A road named NoNameUno

This theory says, Do the same thing again and again and expect a different results. This is my own experience when it comes to recursion. Many moons ago, I used to derive and check if a graph is recursive or not, and my thesis was to categorize different types of recursion when it comes to graph theory. Now quite often I bumped into implementation of recursive algorithm, and find myself totally confused...

 So I thought that I would discuss a bit about this recursion, and if possible induction. The approach would be to give a famous example Fibonacci sequence, tear it apart. Then the general approach to tackle recursion when it comes to implementing recursive algorithms. 

The general form of the Fibonacci sequence (Fib) is usually defined as -  Fib(n) = Fib(n- 2) + Fib(n-1) when n >= 2. And Fib(0) =0, Fib(1) = 1. The general class of these sequences are called additive sequence, and has rich structure when dealing with advanced level of Finite Mathematics.

As you can see the nature of recursion is too prime the algorithm with Fib(0) and Fib(1) then generate the sequence.  Note that there is a concept of Generating function, but that is not the immediate topic here.

For the iterative, straight forward implementation -

unsigned int Fib_n_2 = 0;

unsigned int Fob_n_1 = 1;

for ( i = 2; i <= n; i++) {

     Fib_n = Fib_n_1 + Fib_n_2;

     Fib_n_2 = Fib_n_1;

     Fib_n_1  = Fib_n;

}

The complexity is O(n).  

Straight forward recursion would be -

unsigned int rec_fib ( unsigned int  n)

{

        if ( n == 0 ) return 0;

        if ( n == 1 ) return 1;

        return (  rec_fib ( n - 1)  + rec_fib(n-2) );

}

This is again O(n). But it has more computation than the first one. You will see it if you draw the recursion tree based on the invokation. Since we are invoking two recursion, it would be a binary tree. But there is lot of redundant computation. For a better view, just draw the invocation graph for n equals, say 4 and see yourself.

Now this Fibonacci sequence is an instance of a class of sequence, usually called additive sequence. It is sometime used for linear extraplolation with history and sometime it is in the larger domain of Finite differences.

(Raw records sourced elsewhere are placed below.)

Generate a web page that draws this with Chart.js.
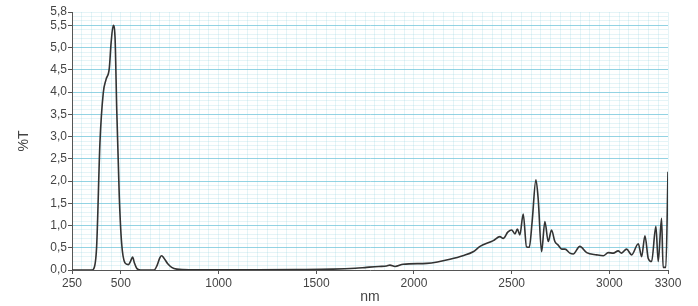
<!DOCTYPE html>
<html>
<head>
<meta charset="utf-8">
<script src="https://cdn.jsdelivr.net/npm/chart.js@4"></script>
<style>
  body { margin: 0; background: #fff; }
</style>
</head>
<body>
<canvas id="spectrum" width="698" height="306"></canvas>
<script>
// wavelength (nm) and transmittance (%T)
const wavelengths = [250, 300, 350, 360, 376, 393, 410, 424, 441, 450, 461, 470, 479, 492, 504, 521, 538, 550, 560, 570, 581, 600,
    670, 685, 700, 709, 720, 740, 760, 786, 850, 1000, 1200, 1400, 1586, 1700, 1758, 1820, 1860, 1877, 1903, 1945,
    2065, 2120, 2184, 2250, 2303, 2338, 2406, 2440, 2457, 2480, 2500, 2517, 2529, 2542, 2559, 2576, 2590, 2605,
    2624, 2636, 2653, 2670, 2687, 2704, 2721, 2738, 2756, 2773, 2798, 2815, 2849, 2884, 2935, 2969, 2994, 3020,
    3045, 3062, 3088, 3114, 3148, 3165, 3182, 3199, 3216, 3238, 3250, 3267, 3275, 3289, 3300];
const transmittance = [0, 0, 0, 0.02, 0.52, 2.86, 3.98, 4.28, 4.54, 5.1, 5.5, 5.25, 3.6, 1.65, 0.6, 0.16, 0.12, 0.2, 0.29, 0.15, 0.04, 0,
    0, 0.1, 0.28, 0.32, 0.27, 0.14, 0.06, 0.02, 0.005, 0.005, 0.005, 0.01, 0.02, 0.04, 0.06, 0.08, 0.09, 0.11, 0.08, 0.13,
    0.15, 0.18, 0.24, 0.32, 0.41, 0.53, 0.66, 0.75, 0.71, 0.85, 0.9, 0.81, 0.92, 0.79, 1.26, 0.52, 0.51, 1.1,
    2.03, 1.58, 0.41, 1.09, 0.64, 0.9, 0.64, 0.56, 0.47, 0.47, 0.38, 0.36, 0.53, 0.39, 0.34, 0.32, 0.39, 0.38,
    0.43, 0.38, 0.47, 0.34, 0.59, 0.30, 0.77, 0.26, 0.19, 0.98, 0.19, 1.16, 0.06, 0.06, 2.21];

const xLabels = [250, 500, 1000, 1500, 2000, 2500, 3000, 3300];
const yLabels = [0, 0.5, 1, 1.5, 2, 2.5, 3, 3.5, 4, 4.5, 5, 5.5, 5.8];

const points = wavelengths.map((w, i) => ({ x: w, y: transmittance[i] }));

const majorLine = 'rgba(120,200,220,0.8)';
const minorLine = 'rgba(150,210,225,0.25)';
const textColor = '#444';

function isYLabel(v) {
    return yLabels.some(l => Math.abs(l - v) < 1e-6);
}

new Chart(document.getElementById('spectrum'), {
    type: 'line',
    data: {
        datasets: [{
            data: points,
            borderColor: '#333',
            borderWidth: 1.6,
            pointRadius: 0,
            cubicInterpolationMode: 'monotone',
            fill: false
        }]
    },
    options: {
        responsive: false,
        animation: false,
        layout: { padding: { top: 12, right: 30, bottom: 0, left: 0 } },
        plugins: { legend: { display: false }, tooltip: { enabled: false } },
        scales: {
            x: {
                type: 'linear',
                min: 250,
                max: 3300,
                afterBuildTicks: scale => {
                    const t = [];
                    for (let v = 250; v <= 3300; v += 50) t.push({ value: v });
                    scale.ticks = t;
                },
                afterFit: scale => { scale.height = 36; },
                ticks: {
                    autoSkip: false,
                    maxRotation: 0,
                    padding: 2,
                    color: textColor,
                    font: { family: 'Liberation Sans', size: 12 },
                    callback: v => xLabels.includes(v) ? String(v) : ''
                },
                grid: {
                    color: minorLine,
                    lineWidth: 1,
                    tickLength: 4,
                    tickColor: ctx => xLabels.includes(ctx.tick.value) ? '#555' : 'rgba(0,0,0,0)'
                },
                border: { color: '#555', width: 1 },
                title: {
                    display: true,
                    text: 'nm',
                    color: textColor,
                    font: { family: 'Liberation Sans', size: 14 },
                    padding: { top: 0, bottom: 0 }
                }
            },
            y: {
                min: 0,
                max: 5.8,
                afterBuildTicks: scale => {
                    const t = [];
                    for (let k = 0; k <= 58; k++) t.push({ value: k / 10 });
                    scale.ticks = t;
                },
                afterFit: scale => { scale.width = 72; },
                ticks: {
                    autoSkip: false,
                    padding: 1,
                    color: textColor,
                    font: { family: 'Liberation Sans', size: 12 },
                    callback: v => isYLabel(v) ? v.toFixed(1).replace('.', ',') : ''
                },
                grid: {
                    color: ctx => {
                        const k = Math.round(ctx.tick.value * 10);
                        return (k % 5 === 0 && k > 0) ? majorLine : minorLine;
                    },
                    lineWidth: 1,
                    tickLength: 4,
                    tickColor: ctx => isYLabel(ctx.tick.value) ? '#555' : 'rgba(0,0,0,0)'
                },
                border: { color: '#555', width: 1 },
                title: {
                    display: true,
                    text: '%T',
                    color: textColor,
                    font: { family: 'Liberation Sans', size: 14 },
                    padding: { top: 16, bottom: 0 }
                }
            }
        }
    }
});
</script>
</body>
</html>
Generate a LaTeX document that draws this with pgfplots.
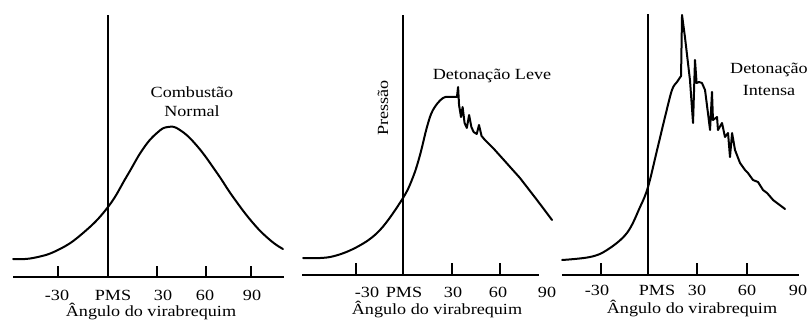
\documentclass[border=0pt]{standalone}
\usepackage{pgfplots}
\pgfplotsset{compat=1.18}
\usepackage{fontspec}
\setmainfont[FakeStretch=1.17]{Liberation Serif}
\newcommand{\lf}{\fontsize{15.5bp}{18bp}\selectfont}
\pgfplotsset{
  knock/.style={
    x=1.62bp, y=1bp, anchor=origin, clip=false,
    ymin=0, ymax=262,
    axis line style={draw=none},
    xtick=\empty, ytick=\empty,
  },
  curve/.style={line width=2bp, black, line join=round, line cap=round},
  pms/.style={line width=1.5bp, black},
  base/.style={line width=1.5bp, black},
  tk/.style={ycomb, line width=2bp, black, mark=none},
}
\begin{document}
\begin{tikzpicture}
\useasboundingbox (0,0) rectangle (811bp,322bp);
% Panel 1: normal combustion
\begin{axis}[knock, at={(108bp,45bp)}, xmin=-58.6, xmax=108.6]
\addplot[base] coordinates {(-58.6,0) (108.6,0)};
\addplot[tk] coordinates {(-30.9,11) (30.2,11) (60.5,11) (88.3,11)};
\addplot[pms] coordinates {(0,0) (0,262)};
\addplot[curve, smooth, tension=0.75] coordinates {
(-58.6,18) (-46.3,19) (-30.9,27) (-15.4,44) (0,70) (11.7,101) (21.6,128)
(30.2,144) (37,150) (44.4,147) (55,131) (67.3,104) (77.2,80) (89.5,54)
(100,37) (108,28)};
\end{axis}
% Panel 2: light knock
\begin{axis}[knock, at={(403bp,47bp)}, xmin=-62.3, xmax=84]
\addplot[base] coordinates {(-62.3,0) (84,0)};
\addplot[tk] coordinates {(-29,12) (30.2,12) (59.9,12)};
\addplot[pms] coordinates {(0,0) (0,260)};
\addplot[curve, smooth, tension=0.6] coordinates {
(-61.7,17) (-45,18) (-28.4,28) (-14.2,45) (0,77) (6.2,98) (10.5,120)
(14.8,148) (18.5,165) (24.7,177) (30.9,178) (33.3,178)};
\addplot[curve] coordinates {
(33.3,178) (34,188) (34.6,170) (35.8,158) (36.8,168) (38,152) (39.4,147) (40.8,160)
(42.2,148) (43.6,143) (45.5,141) (46.9,150) (48.5,139) (50.6,135) (55.6,127) (61.7,116)
(72.2,97) (82.7,75) (92,55)};
\end{axis}
% Panel 3: heavy knock
\begin{axis}[knock, at={(648bp,47bp)}, xmin=-53.1, xmax=93.2]
\addplot[base] coordinates {(-53.1,0) (93.2,0)};
\addplot[tk] coordinates {(-29,12) (30.2,12) (61.1,12)};
\addplot[pms] coordinates {(0,0) (0,261)};
\addplot[curve, smooth, tension=0.6] coordinates {
(-53,15) (-35.8,18) (-25.3,25) (-13,42) (-4.9,68) (0,88) (5.6,125)
(10.5,158) (14.8,185) (17.9,193) (20.4,199)};
\addplot[curve] coordinates {
(20.4,199) (21,260) (22.8,238) (25.9,195) (27.8,152) (29,215) (30,192)
(31.5,193) (33.3,192) (35.2,185) (37,162) (38.3,145) (39.5,183) (40.1,155)
(42.6,158) (43.2,145) (45.7,152) (47.5,138) (49.4,142) (50.6,118) (51.9,142)
(53.7,125) (56.8,112) (59.9,105) (61.7,102) (64.8,95) (67.9,93) (71,85)
(73.5,82) (77.2,75) (84.6,66)};
\end{axis}
% texts
\begin{scope}[every node/.style={font=\lf, inner sep=0pt, anchor=base}]
\node at (57bp,22bp) {-30};
\node at (113bp,22bp) {PMS};
\node at (163bp,22bp) {30};
\node at (205bp,22bp) {60};
\node at (252bp,22bp) {90};
\node at (151bp,5.5bp) {Ângulo do virabrequim};
\node at (367bp,25bp) {-30};
\node at (404bp,25bp) {PMS};
\node at (453bp,25bp) {30};
\node at (498bp,25bp) {60};
\node at (547bp,25bp) {90};
\node at (437bp,7.5bp) {Ângulo do virabrequim};
\node at (597bp,27bp) {-30};
\node at (657bp,27bp) {PMS};
\node at (697bp,27bp) {30};
\node at (747bp,27bp) {60};
\node at (798bp,27bp) {90};
\node at (692bp,8.5bp) {Ângulo do virabrequim};
\node at (192bp,224bp) {Combustão};
\node at (192bp,205bp) {Normal};
\node at (492bp,242bp) {Detonação Leve};
\node at (769bp,248bp) {Detonação};
\node at (769bp,226bp) {Intensa};
\node[anchor=center, rotate=90] at (383bp,214bp) {Pressão};
\end{scope}
\end{tikzpicture}
\end{document}
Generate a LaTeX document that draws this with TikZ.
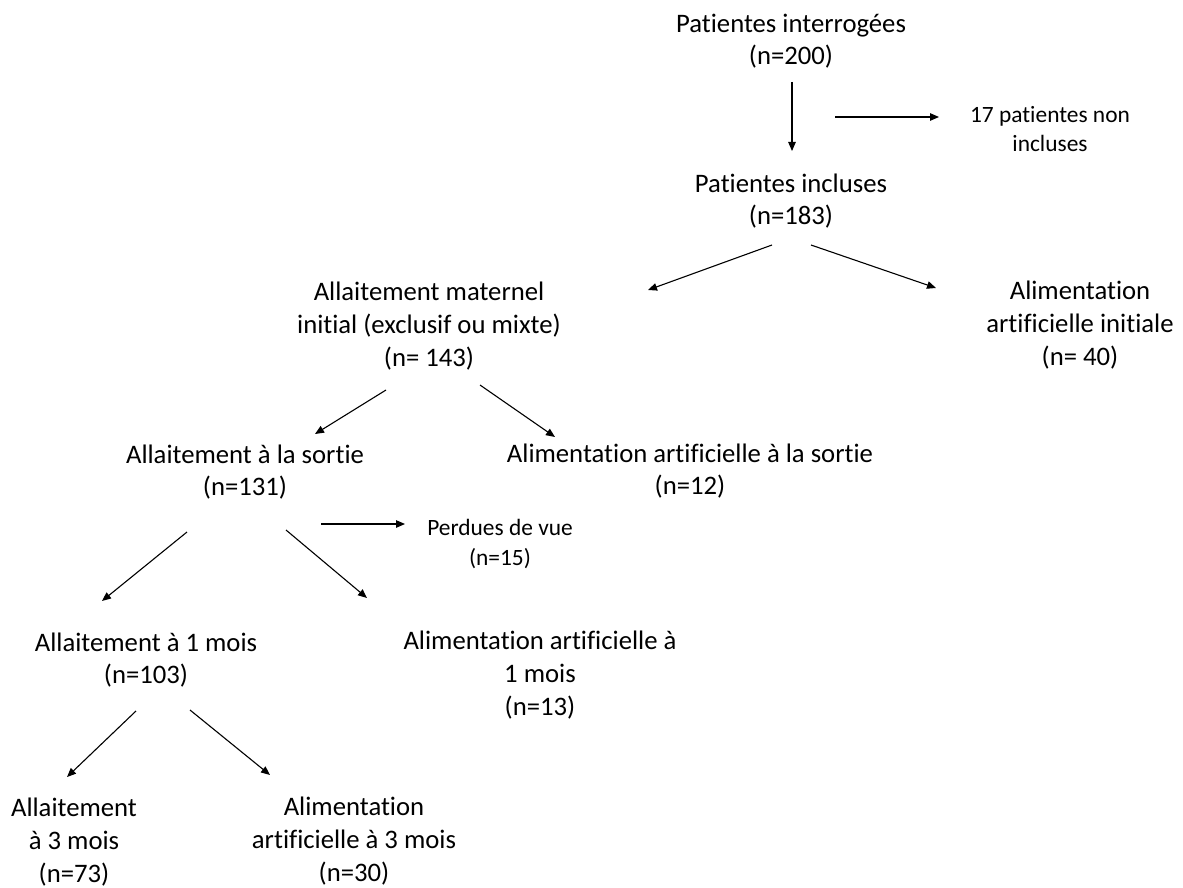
\documentclass[tikz,border=0pt]{standalone}
\usepackage{fontspec}
\setmainfont{Carlito}[Ligatures={NoCommon}]
\usetikzlibrary{arrows.meta}
\begin{document}
\begin{tikzpicture}[x=1pt,y=-1pt,
  box/.style={align=center,inner sep=0pt,font=\fontsize{26.7}{32.6}\selectfont},
  smallbox/.style={align=center,inner sep=0pt,font=\fontsize{23.4}{29.5}\selectfont},
  flow/.style={line width=1.1pt,-{Triangle[length=9pt,width=7.5pt]}}]
\fill[white] (0,0) rectangle (1183,888);
\useasboundingbox (0,0) rectangle (1183,888);

% text blocks
\node[box] (top) at (791,41) {Patientes interrogées\\(n=200)};
\node[smallbox] (excl) at (1050,129) {17 patientes non\\incluses};
\node[box] (incl) at (791,201) {Patientes incluses\\(n=183)};
\node[box] (mat) at (429,326) {Allaitement maternel\\initial (exclusif ou mixte)\\(n= 143)};
\node[box] (artinit) at (1080,325) {Alimentation\\artificielle initiale\\(n= 40)};
\node[box] (sortie) at (245,472) {Allaitement à la sortie\\(n=131)};
\node[box] (artsortie) at (690,471) {Alimentation artificielle à la sortie\\(n=12)};
\node[smallbox] (perdues) at (500,544) {Perdues de vue\\(n=15)};
\node[box] (mois1) at (146,660) {Allaitement à 1 mois\\(n=103)};
\node[box] (art1) at (540,675) {Alimentation artificielle à\\1 mois\\(n=13)};
\node[box] (mois3) at (74,842) {Allaitement\\à 3 mois\\(n=73)};
\node[box] (art3) at (354,841) {Alimentation\\artificielle à 3 mois\\(n=30)};

% arrow end points
\coordinate (a1s) at (792,82);  \coordinate (a1e) at (792,151);
\coordinate (a2s) at (835,117); \coordinate (a2e) at (939,117);
\coordinate (a3s) at (772,245); \coordinate (a3e) at (648,290);
\coordinate (a4s) at (811,245); \coordinate (a4e) at (936,288);
\coordinate (a5s) at (386,390); \coordinate (a5e) at (315,434);
\coordinate (a6s) at (480,385); \coordinate (a6e) at (555,437);
\coordinate (a7s) at (321,524); \coordinate (a7e) at (405,524);
\coordinate (a8s) at (187,532); \coordinate (a8e) at (102,601);
\coordinate (a9s) at (286,530); \coordinate (a9e) at (367,598);
\coordinate (a10s) at (136,711); \coordinate (a10e) at (67,777);
\coordinate (a11s) at (190,710); \coordinate (a11e) at (270,775);

\draw[flow] (a1s) -- (a1e);
\draw[flow] (a2s) -- (a2e);
\draw[flow] (a3s) -- (a3e);
\draw[flow] (a4s) -- (a4e);
\draw[flow] (a5s) -- (a5e);
\draw[flow] (a6s) -- (a6e);
\draw[flow] (a7s) -- (a7e);
\draw[flow] (a8s) -- (a8e);
\draw[flow] (a9s) -- (a9e);
\draw[flow] (a10s) -- (a10e);
\draw[flow] (a11s) -- (a11e);
\end{tikzpicture}
\end{document}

An aside, Finte Difference is the analog of derivatives in continuous math. Finite difference leads to difference equation that is the discrete analog of differential equation. For our discussion, we can ignore this for now.

So for additive sequences, the first n terms could have initial value and the next term is derived by addition of the previous n terms. So two things are important (1) it is not necessary that first and second term have to be 0 and 1 (2) it does not have to be that the there is only two terms to start with. But for us, lets assume that there are only two terms to being with, just like Fibonacci sequence.

 Now the observation, for Fib(n), if we start from Fib_1 instead of FIb_0, we need to know the value of Fib_1 and and Fib_2, and we have to go only n-1 steps instead of n steps... So we have a function like the following

AddSequence ( int n, int term_0, term_1) and we could do a recrusive computation of Fib(n).

 int AddSequence( int n, int term_0, int term_1)

{

      if ( n == 0 ) return term_0;

      if ( n == 1)  return  term_1;

      return ( AddSequence ( n-1, term_1, term_0 + term_1) );

}

int Fib ( int n )

{

     return AddSequnce(n, 0, 1);

}

Now the recursion tree is really a chain, and there is no redundant computation. So it is at per with the iterative procedure given earlier. Still O(n). Now there are two observations. One is about the matrix representation of the recurrence relation. Which is as follows -

 --

|  Fib(k+2)  |                  |  1    1  |             |  F(k+1) |

|                 |          =      |            |       X    |             |

|  Fib(k+1)  |                  |   1   0  |             |   F(k)     |

where  the left side of the equation is a vector of dimenstion 2 by 1, and it is obtained by multiplying the 2 by 2 matrix on the left of the vector F(k+1), F(k).  Substituting k=0, you can see how the recurrence starts. 

Now if we start the same multiplication, we make forward progess in the sense of finding the next fibonacci number. Hence, finding Fib(n) is nothing but exponentiating the matrix to the nth power, and interpret the result appropriately.

We know that multiplication of a 2 by 2 matrix is constant time with respect to n. 

The second observation is that there is  log(n) bits to represent n in binary. So any n can be represented as a polynomial of base 2 with at most log(n) terms in that polynomial. So that will give you at most log(n) multiplications to raise the matrix to the nth power. Hence we have a O(log(n)) algorithm to produce Fib(n).

Conclusion is that if I try to solve some recursion without touching the topic for six months or longer, I always make stupid mistakes - so that is the theory of insanity.